Direction —
Go through the material below and copy each line where the word "would" appears.

Data provided —
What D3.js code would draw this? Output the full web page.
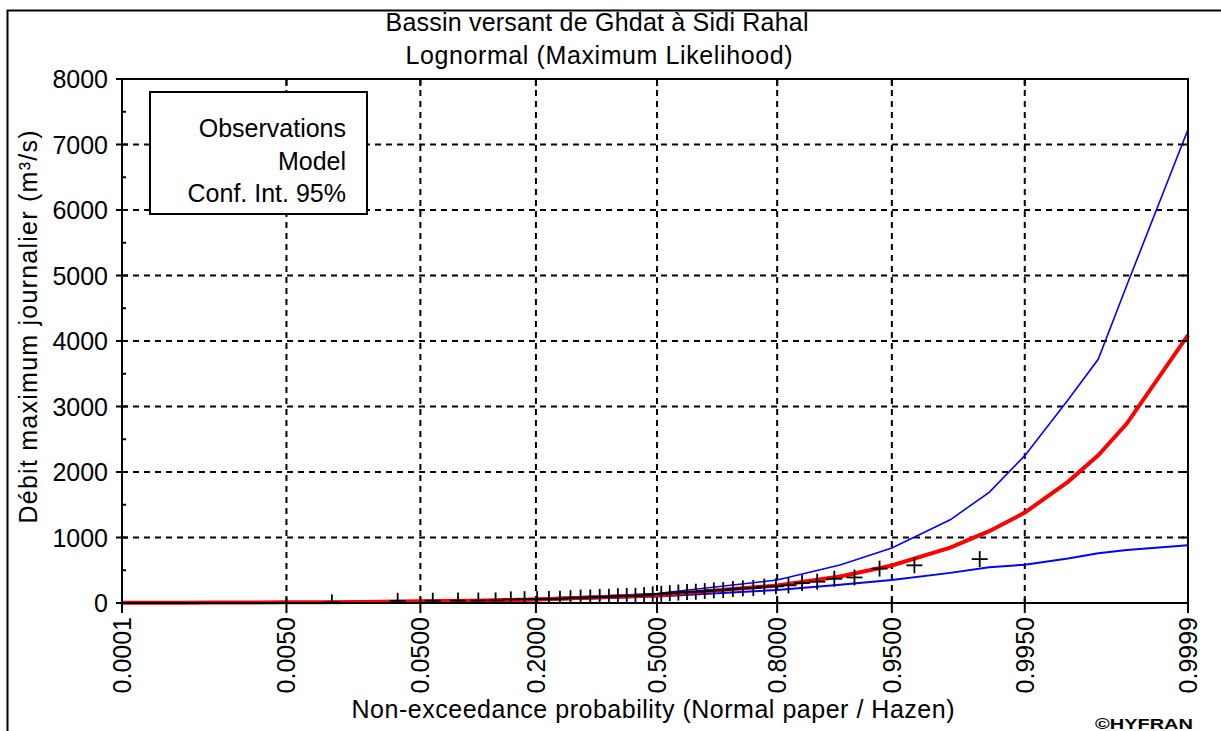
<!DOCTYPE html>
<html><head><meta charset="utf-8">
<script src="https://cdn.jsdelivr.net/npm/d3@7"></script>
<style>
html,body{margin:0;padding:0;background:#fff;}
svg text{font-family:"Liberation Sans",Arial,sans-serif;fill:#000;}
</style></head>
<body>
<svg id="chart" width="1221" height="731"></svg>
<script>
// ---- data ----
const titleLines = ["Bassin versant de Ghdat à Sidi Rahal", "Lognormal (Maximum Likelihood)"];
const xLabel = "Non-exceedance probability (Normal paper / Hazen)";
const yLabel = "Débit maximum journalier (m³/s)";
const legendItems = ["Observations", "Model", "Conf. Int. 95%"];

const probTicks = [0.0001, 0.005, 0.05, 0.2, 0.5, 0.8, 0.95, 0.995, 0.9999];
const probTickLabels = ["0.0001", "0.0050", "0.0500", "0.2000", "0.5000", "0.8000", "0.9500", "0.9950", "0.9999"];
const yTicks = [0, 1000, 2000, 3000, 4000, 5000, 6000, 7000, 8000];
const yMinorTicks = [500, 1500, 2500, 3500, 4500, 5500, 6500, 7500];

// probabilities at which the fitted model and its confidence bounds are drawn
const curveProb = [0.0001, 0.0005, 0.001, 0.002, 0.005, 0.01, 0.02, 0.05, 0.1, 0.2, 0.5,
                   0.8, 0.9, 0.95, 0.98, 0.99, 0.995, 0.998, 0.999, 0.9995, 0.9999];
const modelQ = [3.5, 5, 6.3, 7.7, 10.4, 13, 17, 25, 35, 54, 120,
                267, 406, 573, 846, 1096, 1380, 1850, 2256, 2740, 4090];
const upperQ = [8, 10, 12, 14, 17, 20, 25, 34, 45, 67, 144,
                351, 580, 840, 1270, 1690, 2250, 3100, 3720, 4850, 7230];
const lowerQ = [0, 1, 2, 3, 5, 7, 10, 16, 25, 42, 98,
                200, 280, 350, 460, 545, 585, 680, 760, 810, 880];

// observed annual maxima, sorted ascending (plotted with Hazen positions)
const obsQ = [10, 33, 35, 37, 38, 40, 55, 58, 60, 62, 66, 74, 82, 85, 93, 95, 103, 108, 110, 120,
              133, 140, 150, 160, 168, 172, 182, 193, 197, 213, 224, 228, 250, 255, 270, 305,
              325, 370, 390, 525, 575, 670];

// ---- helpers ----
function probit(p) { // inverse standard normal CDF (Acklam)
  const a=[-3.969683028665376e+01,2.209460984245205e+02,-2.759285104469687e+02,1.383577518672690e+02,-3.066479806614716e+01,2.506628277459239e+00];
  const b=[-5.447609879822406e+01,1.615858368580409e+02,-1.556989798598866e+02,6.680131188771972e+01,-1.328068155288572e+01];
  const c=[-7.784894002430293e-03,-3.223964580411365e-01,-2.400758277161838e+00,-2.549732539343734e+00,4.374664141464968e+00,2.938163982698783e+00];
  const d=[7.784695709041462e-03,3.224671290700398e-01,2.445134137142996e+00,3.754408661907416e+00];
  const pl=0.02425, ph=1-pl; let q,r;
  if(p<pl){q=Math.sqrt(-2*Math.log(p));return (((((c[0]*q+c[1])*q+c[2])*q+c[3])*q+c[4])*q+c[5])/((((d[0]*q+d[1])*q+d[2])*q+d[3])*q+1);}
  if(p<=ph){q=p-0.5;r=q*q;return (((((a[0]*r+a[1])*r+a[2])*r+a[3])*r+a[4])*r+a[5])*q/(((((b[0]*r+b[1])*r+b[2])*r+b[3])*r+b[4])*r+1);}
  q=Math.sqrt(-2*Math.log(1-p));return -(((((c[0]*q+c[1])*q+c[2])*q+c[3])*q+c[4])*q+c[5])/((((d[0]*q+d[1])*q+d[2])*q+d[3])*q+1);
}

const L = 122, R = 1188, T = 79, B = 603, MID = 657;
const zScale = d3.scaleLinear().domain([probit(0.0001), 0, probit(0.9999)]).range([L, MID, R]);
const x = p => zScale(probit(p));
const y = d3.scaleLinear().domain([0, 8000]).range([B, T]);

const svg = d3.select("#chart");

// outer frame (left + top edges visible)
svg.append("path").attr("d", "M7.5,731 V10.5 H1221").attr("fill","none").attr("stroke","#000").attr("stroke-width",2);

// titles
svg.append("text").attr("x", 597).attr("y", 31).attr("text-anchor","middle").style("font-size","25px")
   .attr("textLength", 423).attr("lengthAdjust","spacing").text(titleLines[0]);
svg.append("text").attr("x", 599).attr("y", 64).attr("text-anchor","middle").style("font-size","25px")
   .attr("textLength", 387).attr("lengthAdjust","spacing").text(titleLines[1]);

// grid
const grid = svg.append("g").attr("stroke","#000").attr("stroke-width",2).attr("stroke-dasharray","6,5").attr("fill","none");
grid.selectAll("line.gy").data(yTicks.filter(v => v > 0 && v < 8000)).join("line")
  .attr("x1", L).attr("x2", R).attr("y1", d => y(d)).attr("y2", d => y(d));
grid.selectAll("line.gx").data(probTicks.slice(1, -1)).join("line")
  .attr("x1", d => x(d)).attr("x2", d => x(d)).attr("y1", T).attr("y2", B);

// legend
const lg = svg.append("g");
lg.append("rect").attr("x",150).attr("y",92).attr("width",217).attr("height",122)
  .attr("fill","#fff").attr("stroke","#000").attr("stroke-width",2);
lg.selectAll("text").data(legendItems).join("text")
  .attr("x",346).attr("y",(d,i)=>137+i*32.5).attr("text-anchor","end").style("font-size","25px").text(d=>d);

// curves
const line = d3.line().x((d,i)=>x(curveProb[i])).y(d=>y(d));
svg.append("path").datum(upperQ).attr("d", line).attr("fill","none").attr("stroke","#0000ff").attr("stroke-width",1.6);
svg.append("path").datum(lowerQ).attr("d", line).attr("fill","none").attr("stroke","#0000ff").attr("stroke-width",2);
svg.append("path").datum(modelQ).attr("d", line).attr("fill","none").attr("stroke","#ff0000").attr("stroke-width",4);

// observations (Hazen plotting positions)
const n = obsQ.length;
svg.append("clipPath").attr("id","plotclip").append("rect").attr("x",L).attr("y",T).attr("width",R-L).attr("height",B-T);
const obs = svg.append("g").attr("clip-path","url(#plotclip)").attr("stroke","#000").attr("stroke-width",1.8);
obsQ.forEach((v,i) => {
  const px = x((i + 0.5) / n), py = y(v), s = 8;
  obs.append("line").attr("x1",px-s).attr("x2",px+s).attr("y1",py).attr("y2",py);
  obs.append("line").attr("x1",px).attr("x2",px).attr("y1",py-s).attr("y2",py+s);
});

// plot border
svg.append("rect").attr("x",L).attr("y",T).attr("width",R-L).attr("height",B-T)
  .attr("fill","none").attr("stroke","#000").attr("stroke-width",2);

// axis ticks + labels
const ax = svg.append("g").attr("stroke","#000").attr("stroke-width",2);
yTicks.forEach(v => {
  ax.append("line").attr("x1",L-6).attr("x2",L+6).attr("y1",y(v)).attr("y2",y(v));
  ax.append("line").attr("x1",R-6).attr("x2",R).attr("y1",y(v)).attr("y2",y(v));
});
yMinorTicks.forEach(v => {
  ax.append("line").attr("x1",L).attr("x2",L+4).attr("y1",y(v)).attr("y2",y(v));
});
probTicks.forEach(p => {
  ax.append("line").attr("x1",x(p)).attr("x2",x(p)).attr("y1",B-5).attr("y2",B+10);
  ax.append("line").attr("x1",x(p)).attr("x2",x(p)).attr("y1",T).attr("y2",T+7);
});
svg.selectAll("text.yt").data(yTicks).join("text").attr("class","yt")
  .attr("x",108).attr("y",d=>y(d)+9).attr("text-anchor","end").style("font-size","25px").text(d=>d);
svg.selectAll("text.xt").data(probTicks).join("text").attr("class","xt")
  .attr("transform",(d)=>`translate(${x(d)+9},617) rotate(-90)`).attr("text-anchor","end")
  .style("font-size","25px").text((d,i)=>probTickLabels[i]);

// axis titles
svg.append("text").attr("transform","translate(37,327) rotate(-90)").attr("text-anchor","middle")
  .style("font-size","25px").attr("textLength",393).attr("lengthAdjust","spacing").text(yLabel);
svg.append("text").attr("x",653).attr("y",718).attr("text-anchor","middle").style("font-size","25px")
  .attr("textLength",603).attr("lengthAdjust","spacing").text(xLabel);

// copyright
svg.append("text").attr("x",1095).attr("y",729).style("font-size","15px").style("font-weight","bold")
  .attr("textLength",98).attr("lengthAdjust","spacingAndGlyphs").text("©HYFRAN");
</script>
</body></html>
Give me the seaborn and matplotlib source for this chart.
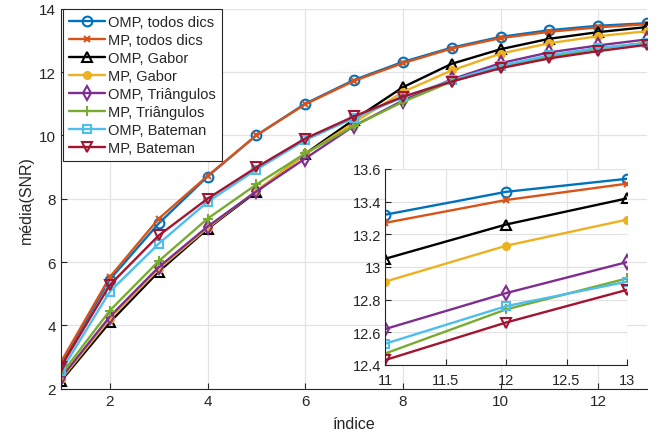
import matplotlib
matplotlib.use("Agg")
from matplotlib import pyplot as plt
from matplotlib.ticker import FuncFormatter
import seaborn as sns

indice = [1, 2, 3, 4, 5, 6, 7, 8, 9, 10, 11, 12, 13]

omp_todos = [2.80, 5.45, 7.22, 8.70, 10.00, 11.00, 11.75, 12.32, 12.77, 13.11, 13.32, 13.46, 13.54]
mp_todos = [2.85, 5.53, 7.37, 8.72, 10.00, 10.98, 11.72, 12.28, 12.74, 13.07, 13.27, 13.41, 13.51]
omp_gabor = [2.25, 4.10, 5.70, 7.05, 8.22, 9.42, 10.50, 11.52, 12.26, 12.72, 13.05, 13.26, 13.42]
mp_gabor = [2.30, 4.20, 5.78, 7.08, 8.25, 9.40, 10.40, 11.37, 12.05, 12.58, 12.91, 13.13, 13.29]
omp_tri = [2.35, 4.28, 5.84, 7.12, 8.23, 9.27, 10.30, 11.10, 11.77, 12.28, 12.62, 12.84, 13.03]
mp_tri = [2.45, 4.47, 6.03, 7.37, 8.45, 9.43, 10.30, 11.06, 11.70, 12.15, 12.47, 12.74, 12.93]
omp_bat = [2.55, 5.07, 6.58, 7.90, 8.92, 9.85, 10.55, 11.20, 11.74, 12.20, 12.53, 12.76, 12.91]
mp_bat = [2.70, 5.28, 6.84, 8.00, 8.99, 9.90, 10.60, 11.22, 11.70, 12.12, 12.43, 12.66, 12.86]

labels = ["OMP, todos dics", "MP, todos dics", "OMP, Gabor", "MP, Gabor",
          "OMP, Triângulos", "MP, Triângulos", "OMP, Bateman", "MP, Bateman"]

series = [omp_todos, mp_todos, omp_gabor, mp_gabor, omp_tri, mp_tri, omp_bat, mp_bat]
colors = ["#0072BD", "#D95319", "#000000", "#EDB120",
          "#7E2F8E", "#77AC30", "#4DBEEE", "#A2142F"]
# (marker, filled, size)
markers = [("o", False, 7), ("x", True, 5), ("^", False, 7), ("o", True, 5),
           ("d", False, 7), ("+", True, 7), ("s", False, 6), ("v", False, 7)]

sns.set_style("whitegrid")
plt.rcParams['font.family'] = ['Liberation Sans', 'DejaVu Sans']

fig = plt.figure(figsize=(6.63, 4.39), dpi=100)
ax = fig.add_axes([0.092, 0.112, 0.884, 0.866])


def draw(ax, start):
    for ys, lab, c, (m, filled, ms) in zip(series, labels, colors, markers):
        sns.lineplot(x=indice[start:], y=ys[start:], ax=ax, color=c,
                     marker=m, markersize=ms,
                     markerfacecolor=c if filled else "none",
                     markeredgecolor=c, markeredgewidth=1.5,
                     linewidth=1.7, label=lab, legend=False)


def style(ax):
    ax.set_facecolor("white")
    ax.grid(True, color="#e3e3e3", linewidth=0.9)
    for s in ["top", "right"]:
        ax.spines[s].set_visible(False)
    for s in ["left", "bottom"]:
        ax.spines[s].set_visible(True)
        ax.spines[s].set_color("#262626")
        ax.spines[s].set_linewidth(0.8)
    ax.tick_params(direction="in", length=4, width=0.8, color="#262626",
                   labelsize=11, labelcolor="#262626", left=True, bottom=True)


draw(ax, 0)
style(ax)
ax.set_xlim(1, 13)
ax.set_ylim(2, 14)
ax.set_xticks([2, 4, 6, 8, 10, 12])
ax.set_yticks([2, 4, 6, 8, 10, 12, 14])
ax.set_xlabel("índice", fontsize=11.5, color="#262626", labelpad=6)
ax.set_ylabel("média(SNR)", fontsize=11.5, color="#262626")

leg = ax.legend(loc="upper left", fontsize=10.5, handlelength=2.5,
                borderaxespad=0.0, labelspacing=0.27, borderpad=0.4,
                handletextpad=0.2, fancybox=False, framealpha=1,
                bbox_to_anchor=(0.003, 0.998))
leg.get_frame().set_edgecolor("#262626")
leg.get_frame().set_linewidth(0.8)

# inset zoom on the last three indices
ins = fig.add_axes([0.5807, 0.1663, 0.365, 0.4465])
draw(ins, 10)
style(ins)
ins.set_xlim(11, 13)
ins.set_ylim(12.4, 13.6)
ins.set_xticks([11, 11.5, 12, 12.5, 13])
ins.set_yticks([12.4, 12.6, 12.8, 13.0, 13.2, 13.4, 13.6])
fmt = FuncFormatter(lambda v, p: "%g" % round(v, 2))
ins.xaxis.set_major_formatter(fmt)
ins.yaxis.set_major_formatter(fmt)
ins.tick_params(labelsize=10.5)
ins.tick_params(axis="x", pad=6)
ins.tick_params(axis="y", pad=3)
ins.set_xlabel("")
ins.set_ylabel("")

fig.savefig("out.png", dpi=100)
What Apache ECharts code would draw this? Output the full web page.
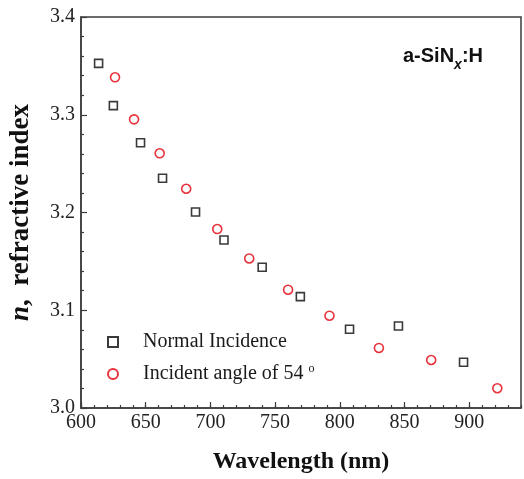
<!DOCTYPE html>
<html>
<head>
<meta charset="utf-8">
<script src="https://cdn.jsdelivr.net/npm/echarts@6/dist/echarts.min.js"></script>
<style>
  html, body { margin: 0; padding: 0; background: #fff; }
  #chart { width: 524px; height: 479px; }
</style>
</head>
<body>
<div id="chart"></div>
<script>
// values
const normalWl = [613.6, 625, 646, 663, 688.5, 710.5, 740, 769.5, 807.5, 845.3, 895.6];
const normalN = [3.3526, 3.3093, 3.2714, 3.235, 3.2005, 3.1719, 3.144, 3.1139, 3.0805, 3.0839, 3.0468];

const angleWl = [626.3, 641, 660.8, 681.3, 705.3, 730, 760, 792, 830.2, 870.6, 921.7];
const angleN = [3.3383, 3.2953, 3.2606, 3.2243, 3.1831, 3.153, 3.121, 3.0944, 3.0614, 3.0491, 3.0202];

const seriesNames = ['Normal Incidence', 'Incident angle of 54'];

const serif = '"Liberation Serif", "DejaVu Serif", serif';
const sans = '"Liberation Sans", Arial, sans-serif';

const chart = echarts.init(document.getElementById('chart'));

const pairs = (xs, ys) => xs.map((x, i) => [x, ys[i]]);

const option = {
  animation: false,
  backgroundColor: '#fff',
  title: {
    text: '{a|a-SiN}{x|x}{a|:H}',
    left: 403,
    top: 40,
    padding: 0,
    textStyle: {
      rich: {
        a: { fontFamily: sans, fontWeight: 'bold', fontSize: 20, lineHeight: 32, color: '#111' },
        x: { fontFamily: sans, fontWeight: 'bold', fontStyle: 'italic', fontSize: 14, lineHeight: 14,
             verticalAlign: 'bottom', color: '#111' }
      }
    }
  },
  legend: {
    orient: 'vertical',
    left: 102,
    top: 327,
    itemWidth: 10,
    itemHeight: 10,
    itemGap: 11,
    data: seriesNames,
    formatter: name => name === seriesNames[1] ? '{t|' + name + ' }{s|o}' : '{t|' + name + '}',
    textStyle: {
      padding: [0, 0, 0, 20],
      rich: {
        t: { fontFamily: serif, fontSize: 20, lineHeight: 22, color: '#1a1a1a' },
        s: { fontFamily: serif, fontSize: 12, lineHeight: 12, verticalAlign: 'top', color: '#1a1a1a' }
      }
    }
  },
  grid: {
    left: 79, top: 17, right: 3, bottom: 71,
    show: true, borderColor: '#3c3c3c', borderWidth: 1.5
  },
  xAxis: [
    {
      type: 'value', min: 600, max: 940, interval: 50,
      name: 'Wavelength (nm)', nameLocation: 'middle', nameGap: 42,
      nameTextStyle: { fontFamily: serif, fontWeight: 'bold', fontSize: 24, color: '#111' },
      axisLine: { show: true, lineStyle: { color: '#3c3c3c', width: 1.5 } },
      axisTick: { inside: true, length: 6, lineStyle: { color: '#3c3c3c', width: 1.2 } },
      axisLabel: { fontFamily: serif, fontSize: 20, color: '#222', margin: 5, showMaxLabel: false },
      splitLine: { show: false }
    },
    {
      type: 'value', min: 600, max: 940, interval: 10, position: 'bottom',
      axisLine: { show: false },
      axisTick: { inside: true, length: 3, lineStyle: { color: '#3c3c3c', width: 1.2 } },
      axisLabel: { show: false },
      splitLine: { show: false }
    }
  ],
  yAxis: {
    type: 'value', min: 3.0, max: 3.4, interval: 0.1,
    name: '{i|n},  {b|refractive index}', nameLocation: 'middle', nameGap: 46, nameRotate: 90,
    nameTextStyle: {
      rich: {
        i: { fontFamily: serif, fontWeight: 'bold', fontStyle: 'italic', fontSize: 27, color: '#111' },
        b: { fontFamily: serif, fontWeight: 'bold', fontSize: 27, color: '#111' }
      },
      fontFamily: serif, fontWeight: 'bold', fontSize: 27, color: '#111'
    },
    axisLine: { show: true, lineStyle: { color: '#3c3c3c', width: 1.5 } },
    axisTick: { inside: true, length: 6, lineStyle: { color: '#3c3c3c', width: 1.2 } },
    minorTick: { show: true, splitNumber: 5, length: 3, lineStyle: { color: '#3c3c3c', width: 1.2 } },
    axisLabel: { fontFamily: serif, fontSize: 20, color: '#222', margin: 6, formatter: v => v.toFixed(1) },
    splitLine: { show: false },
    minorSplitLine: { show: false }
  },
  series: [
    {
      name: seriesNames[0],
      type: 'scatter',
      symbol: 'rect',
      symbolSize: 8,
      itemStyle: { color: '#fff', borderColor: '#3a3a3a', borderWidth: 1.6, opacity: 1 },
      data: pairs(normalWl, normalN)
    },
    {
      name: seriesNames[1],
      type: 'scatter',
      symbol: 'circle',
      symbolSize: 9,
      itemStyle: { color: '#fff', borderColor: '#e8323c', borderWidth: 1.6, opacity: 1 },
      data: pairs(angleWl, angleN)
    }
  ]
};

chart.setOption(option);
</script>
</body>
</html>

Response below —
What D3.js code would draw this? Output the full web page.
What Apache ECharts code would draw this? Output the full web page.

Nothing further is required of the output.